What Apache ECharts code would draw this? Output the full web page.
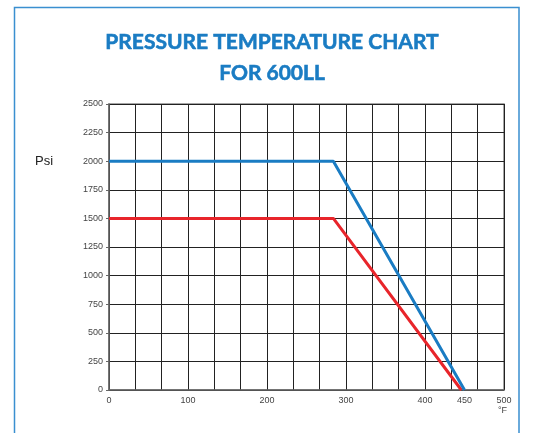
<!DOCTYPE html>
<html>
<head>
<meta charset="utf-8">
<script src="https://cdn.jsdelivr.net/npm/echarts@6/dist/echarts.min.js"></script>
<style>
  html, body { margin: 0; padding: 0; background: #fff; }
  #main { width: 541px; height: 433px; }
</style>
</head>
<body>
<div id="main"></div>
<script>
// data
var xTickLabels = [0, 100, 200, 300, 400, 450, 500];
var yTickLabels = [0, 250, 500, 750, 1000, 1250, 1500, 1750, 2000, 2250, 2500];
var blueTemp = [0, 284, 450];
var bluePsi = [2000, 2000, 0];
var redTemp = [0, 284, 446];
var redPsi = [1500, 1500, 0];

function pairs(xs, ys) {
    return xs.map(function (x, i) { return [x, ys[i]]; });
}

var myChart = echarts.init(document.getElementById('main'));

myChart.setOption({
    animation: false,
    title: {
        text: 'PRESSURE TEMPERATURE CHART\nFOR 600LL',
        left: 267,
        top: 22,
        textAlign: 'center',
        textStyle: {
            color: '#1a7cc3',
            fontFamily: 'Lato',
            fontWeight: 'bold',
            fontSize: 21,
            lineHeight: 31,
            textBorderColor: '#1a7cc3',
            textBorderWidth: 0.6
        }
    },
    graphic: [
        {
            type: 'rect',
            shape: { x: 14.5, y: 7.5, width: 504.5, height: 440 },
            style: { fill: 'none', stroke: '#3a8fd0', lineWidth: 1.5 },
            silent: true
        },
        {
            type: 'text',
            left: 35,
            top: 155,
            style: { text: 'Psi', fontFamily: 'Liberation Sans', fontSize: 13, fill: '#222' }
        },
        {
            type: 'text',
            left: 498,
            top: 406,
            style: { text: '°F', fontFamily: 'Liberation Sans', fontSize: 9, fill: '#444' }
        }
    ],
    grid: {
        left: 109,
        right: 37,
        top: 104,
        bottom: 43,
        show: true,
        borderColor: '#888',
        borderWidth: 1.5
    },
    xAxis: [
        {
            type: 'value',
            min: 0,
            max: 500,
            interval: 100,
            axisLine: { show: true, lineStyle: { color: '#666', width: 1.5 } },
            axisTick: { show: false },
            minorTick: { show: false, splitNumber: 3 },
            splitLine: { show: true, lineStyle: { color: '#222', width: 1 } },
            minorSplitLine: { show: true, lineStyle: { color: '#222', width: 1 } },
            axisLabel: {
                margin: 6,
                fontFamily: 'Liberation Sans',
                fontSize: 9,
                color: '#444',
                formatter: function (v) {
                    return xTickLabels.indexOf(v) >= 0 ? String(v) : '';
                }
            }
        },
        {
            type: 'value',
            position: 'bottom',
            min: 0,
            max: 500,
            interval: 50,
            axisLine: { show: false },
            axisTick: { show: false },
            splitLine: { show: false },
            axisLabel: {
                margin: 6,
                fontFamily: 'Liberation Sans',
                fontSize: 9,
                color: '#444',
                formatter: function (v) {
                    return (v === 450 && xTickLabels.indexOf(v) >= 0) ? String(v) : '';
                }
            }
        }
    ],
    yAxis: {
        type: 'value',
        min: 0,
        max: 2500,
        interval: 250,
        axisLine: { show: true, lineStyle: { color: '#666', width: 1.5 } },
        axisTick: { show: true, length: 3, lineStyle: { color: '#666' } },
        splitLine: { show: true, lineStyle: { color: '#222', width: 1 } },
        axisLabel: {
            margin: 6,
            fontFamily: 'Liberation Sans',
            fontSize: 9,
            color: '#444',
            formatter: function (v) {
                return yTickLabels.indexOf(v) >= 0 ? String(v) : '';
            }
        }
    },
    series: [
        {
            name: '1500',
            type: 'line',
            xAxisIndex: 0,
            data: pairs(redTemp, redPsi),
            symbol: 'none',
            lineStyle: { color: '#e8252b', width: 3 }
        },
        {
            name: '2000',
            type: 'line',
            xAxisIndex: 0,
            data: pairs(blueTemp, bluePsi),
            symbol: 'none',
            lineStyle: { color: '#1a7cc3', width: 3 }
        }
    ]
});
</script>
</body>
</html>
────────
# Written exercise
Give back exactly the lines from the first line of the data through the line with "var redPsi = [1500, 1500, 0];", pictures excluded.

# The output
What Apache ECharts code would draw this? Output the full web page.
<!DOCTYPE html>
<html>
<head>
<meta charset="utf-8">
<script src="https://cdn.jsdelivr.net/npm/echarts@6/dist/echarts.min.js"></script>
<style>
  html, body { margin: 0; padding: 0; background: #fff; }
  #main { width: 541px; height: 433px; }
</style>
</head>
<body>
<div id="main"></div>
<script>
// data
var xTickLabels = [0, 100, 200, 300, 400, 450, 500];
var yTickLabels = [0, 250, 500, 750, 1000, 1250, 1500, 1750, 2000, 2250, 2500];
var blueTemp = [0, 284, 450];
var bluePsi = [2000, 2000, 0];
var redTemp = [0, 284, 446];
var redPsi = [1500, 1500, 0];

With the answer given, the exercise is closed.